A baser falsehood, a more atrocious slander was never uttered.

Had McGrady been a miserable grafter instead of a great white soul, he would have remained in the pulpit. His people worshipped him and his “superiors” held out the most glittering inducements if he would only abandon his wicked and abominable “economic heresies.” The eloquence and power of the young priest were widely recognized in church circles. A brilliant future spread out before him. He could easily become the petted and pampered favorite of the fathers. But he spurned the life of ease and luxury at the price of his self-respect. The positions of eminence he might attain by stifling his convictions sank to degradation from his lofty point of view.

Turning his back upon the wealth and luxury of the capitalist class he cast his lot with the proletariat, the homeless and hungry, the ragged and distressed, and this he did, according to some Socialists, to “graft” on them, and the cry was raised, “The grafter must go!”

It was this that shocked his tender sensibilities, silenced his eloquent tongue, and broke his noble and generous heart.

Those Socialists who vilified him as a “sky pilot,” and as a “grafter,” who declared him to be “unsound,” “unscientific,” and who indulged in similar tirade and twaddle, ought now to be satisfied. Their ambition has been realized. They scourged the “fakir” from the platform with whips of asps into a premature grave and he will trouble them no more. May they find it in their consciences to forgive themselves.

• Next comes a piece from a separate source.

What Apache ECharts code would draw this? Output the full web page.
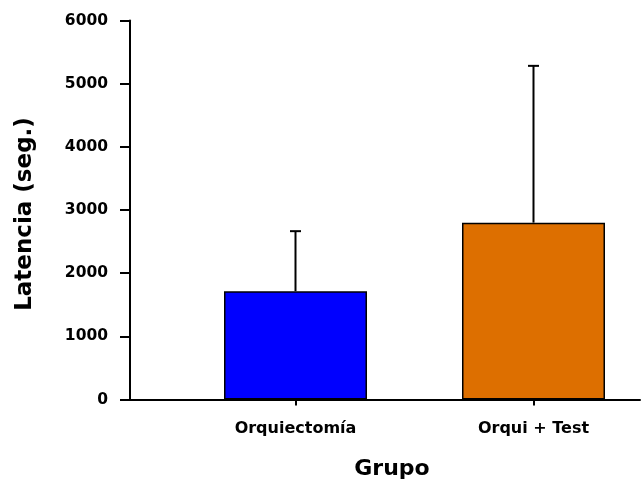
<!DOCTYPE html>
<html>
<head>
<meta charset="utf-8">
<script src="https://cdn.jsdelivr.net/npm/echarts@6/dist/echarts.min.js"></script>
<style>html,body{margin:0;padding:0;background:#fff;}#c{width:641px;height:481px;}</style>
</head>
<body>
<div id="c"></div>
<script>
var categories = ['Orquiectomía', 'Orqui + Test'];
var positions = [1, 2];
var means = [1715, 2800];
var errors = [950, 2482];
var colors = ['#0000FF', '#DD6F00'];
var yTicks = [0, 1000, 2000, 3000, 4000, 5000, 6000];

var chart = echarts.init(document.getElementById('c'), null, {renderer: 'canvas'});
var font = '"DejaVu Sans", sans-serif';

var barData = means.map(function (m, i) {
  return {value: [positions[i], m], itemStyle: {color: colors[i]}};
});
var errData = means.map(function (m, i) {
  return [positions[i], m, m + errors[i]];
});

chart.setOption({
  animation: false,
  backgroundColor: '#fff',
  grid: {left: 130, right: 1, top: 20.5, bottom: 81.5, containLabel: false, outerBoundsMode: 'none'},
  xAxis: {
    type: 'value',
    min: 0.3046,
    max: 2.4475,
    splitLine: {show: false},
    axisLine: {show: true, onZero: false, lineStyle: {color: '#000', width: 2}},
    axisTick: {show: true, customValues: positions, length: 6, lineStyle: {color: '#000', width: 2}},
    axisLabel: {
      show: true, customValues: positions, margin: 21,
      color: '#000', fontSize: 16, fontWeight: 'bold', fontFamily: font,
      formatter: function (v) { var i = positions.indexOf(Math.round(v)); return i >= 0 ? categories[i] : ''; }
    },
    name: 'Grupo',
    nameLocation: 'middle',
    nameGap: 59,
    nameTextStyle: {color: '#000', fontSize: 22, fontWeight: 'bold', fontFamily: font, padding: [0, 0, 0, 14]}
  },
  yAxis: {
    type: 'value',
    min: yTicks[0],
    max: yTicks[yTicks.length - 1],
    interval: 1000,
    splitLine: {show: false},
    axisLine: {show: true, lineStyle: {color: '#000', width: 2}},
    axisTick: {show: true, length: 10, lineStyle: {color: '#000', width: 2}},
    axisLabel: {
      margin: 22, color: '#000', fontSize: 15.5, fontWeight: 'bold', fontFamily: font,
      formatter: function (v) { return String(v); }
    },
    name: 'Latencia (seg.)',
    nameLocation: 'middle',
    nameGap: 93,
    nameTextStyle: {color: '#000', fontSize: 23, fontWeight: 'bold', fontFamily: font, padding: [0, 8, 0, 0]}
  },
  series: [
    {
      type: 'bar',
      data: barData,
      barWidth: 143,
      itemStyle: {borderColor: '#000', borderWidth: 1.5},
      z: 2
    },
    {
      type: 'custom',
      data: errData,
      z: 3,
      renderItem: function (params, api) {
        var x = api.value(0);
        var lo = api.coord([x, api.value(1)]);
        var hi = api.coord([x, api.value(2)]);
        var cap = 5.5;
        return {
          type: 'group',
          children: [
            {type: 'line', shape: {x1: lo[0], y1: lo[1], x2: hi[0], y2: hi[1]}, style: {stroke: '#000', lineWidth: 2}},
            {type: 'line', shape: {x1: hi[0] - cap, y1: hi[1], x2: hi[0] + cap, y2: hi[1]}, style: {stroke: '#000', lineWidth: 2}}
          ]
        };
      }
    }
  ]
});
</script>
</body>
</html>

There is a deep lesson in the melancholy and untimely death of Comrade Thomas McGrady. Let us hope that so much good may result from it that the cruel sacrifice may be softened by the atonement and serve the future as a noble and inspiring example.

While it is the duty of every member to guard the movement against the imposter, the chronic suspicion that a man who has risen above the mental plane of a scavenger is a “grafter” is a besetting sin, and has done incalculable harm to the movement. The increasing cry from the same source that only the proletariat is revolutionary and that “intellectuals” are middle class reactionaries is an insult to the movement, many of whose staunchest supporters are of the latter type. Moreover, it would imply by its sneering allusion to the “intellectuals” that the proletariat are a brainless rabble, reveling in their base degeneracy and scorning intellectual enlightenment.

Many a fine spirit who would have served the movement as an effective agitator and powerful advocate, stung to the quick by the keen lash in the hand of a “comrade,” has dropped into silence and faded into obscurity.

Fortunately the influence of these self-appointed censors is waning. The movement is no longer a mere fanatical sect. It has outgrown that period in spite of its sentinels and doorkeepers.

Between watchful devotion, which guards against imposters and chronic heresy hunting, which places a premium upon dirt and stupidity, and imposes a penalty upon brains and self-respect, there is a difference wide as the sea. The former is a virtue which cannot be too highly commended, the latter a vice which cannot be too severely condemned.